A note of thanks. The one person I would like to thank is Vincent Massey Junior High School guidance councilor Allen, who encouraged me, and suggested I build this specific boat. He also told me where I could get the plans (Valley Lumber). I believe they cost me $2 (NOK 12) in 1962. In case one thinks that my boat building skills are inherited, let me assure readers that I have never experienced my father making anything in his life, until he started to make rya rugs as an 80 year old. Yes, he could do some interior house painting, but he rarely repaired anything, and never made anything for the house. Both of my parents prioritized spending their free time out in nature. They were both fishers and hunters, and enjoyed collecting berries and mushrooms, and walking in the wilderness. My mother, who was ten years younger than my father, had a slightly different education, including home economics as a subject. She made a lot of different things, but in the realms of food and textiles.
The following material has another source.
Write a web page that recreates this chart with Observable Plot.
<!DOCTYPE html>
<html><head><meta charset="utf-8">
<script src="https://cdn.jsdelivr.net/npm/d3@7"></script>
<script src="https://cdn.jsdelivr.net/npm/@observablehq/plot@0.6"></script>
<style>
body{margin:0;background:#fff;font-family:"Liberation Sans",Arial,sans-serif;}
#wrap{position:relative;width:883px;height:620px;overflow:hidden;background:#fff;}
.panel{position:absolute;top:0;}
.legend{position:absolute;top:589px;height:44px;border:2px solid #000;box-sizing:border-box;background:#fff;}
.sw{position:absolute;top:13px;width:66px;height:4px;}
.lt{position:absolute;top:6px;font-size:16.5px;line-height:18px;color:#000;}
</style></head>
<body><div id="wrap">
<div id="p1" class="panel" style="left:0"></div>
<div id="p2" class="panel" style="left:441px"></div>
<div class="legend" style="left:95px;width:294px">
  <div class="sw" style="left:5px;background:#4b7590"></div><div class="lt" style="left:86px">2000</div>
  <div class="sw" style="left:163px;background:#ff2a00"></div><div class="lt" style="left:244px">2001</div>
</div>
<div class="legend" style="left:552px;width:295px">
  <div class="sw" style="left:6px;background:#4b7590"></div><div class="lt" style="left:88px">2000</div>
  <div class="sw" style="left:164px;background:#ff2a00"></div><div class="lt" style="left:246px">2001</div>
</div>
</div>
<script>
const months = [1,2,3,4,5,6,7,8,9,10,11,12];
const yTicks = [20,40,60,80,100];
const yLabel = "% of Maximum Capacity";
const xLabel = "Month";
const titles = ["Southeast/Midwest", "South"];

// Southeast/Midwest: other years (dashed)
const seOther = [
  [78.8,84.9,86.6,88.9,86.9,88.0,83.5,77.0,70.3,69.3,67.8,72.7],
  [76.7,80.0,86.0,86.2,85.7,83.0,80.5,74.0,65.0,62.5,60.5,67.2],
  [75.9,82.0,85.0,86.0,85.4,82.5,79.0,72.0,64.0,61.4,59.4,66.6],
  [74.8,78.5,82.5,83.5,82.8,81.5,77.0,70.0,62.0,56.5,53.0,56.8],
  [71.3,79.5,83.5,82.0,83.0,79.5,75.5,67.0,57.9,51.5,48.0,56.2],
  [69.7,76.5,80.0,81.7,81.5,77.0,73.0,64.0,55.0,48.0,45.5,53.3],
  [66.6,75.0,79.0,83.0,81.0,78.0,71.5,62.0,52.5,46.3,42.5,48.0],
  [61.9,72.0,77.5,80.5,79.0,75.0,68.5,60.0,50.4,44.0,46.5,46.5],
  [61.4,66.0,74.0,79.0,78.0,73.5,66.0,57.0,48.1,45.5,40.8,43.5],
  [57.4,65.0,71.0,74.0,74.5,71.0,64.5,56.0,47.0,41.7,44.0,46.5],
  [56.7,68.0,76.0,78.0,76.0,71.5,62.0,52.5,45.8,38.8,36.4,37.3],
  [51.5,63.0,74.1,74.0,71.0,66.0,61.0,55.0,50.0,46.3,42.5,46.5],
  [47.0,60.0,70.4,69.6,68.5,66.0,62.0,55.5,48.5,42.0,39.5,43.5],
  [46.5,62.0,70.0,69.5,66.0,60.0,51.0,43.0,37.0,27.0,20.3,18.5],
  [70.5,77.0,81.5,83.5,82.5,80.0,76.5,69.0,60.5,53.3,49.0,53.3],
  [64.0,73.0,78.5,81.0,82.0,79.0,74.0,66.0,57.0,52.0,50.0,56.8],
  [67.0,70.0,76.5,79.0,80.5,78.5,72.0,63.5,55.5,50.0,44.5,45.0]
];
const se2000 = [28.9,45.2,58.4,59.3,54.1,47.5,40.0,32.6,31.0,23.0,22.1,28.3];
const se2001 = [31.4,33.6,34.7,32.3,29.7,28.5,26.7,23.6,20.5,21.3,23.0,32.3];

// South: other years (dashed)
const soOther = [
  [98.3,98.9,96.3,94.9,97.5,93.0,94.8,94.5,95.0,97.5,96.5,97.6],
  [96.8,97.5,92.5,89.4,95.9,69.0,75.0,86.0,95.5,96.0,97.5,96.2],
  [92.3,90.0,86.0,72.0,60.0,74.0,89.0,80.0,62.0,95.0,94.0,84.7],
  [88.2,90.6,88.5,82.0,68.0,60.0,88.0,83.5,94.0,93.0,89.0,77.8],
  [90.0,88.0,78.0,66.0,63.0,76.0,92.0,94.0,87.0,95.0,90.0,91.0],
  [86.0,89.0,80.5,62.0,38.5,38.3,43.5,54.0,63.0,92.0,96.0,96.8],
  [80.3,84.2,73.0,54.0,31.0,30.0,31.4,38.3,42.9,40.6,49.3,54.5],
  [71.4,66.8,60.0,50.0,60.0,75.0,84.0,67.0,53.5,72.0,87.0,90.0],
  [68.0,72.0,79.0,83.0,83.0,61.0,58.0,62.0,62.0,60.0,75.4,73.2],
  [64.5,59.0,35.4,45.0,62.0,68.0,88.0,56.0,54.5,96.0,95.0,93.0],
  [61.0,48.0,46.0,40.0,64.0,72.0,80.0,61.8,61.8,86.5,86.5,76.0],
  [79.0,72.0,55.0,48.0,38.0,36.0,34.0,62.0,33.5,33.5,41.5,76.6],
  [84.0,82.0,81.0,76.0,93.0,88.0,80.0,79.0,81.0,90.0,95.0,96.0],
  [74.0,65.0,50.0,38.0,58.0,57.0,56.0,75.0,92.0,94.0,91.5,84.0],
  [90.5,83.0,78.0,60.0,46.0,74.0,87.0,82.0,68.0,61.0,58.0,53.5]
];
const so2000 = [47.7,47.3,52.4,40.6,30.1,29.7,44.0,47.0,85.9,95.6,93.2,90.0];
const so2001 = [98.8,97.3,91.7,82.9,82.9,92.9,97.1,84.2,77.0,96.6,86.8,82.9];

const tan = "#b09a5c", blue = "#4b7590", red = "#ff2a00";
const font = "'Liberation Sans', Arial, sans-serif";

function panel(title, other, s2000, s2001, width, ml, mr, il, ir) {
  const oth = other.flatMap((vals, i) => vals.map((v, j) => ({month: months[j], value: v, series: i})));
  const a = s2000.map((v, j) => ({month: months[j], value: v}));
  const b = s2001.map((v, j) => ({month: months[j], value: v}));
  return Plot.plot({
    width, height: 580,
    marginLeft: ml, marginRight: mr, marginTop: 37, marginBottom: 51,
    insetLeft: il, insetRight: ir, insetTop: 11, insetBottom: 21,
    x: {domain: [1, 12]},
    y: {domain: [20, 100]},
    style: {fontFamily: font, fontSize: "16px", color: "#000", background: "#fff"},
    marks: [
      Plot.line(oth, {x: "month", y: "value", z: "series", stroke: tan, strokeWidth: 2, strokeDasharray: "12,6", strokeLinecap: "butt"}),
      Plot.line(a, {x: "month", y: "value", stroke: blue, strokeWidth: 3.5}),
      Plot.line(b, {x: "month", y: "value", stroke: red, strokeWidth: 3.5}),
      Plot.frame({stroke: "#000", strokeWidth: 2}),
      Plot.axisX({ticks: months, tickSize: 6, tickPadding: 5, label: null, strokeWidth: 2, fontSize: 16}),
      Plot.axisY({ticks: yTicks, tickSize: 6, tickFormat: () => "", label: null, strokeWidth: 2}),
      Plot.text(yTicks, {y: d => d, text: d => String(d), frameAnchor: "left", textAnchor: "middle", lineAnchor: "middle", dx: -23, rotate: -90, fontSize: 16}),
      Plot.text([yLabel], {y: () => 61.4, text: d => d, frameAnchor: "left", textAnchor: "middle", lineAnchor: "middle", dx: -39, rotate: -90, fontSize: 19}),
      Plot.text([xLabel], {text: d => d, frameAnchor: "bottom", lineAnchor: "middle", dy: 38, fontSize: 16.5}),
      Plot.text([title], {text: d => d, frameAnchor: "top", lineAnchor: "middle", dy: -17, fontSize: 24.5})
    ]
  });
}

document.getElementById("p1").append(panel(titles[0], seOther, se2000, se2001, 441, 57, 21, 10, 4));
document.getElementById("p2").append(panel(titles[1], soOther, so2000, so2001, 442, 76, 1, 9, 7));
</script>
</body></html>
Unlike my father, I had industrial arts at school, from the 7th to the 9th grade, before I chose electronics as a specialty from the 10th to 12th grade. The school system in British Columbia divided all teaching into seven subjects, all of which got exactly the same number of hours of instruction. Of the five hours that we received over a seven day period for industrial arts, one was once reserved for draughting/ drafting/ technical drawing. The other hours were either electricity and electronics, woodworking or metalworking. One worked with each subject area for about a third of the school year before we pupils were on to the next subject area.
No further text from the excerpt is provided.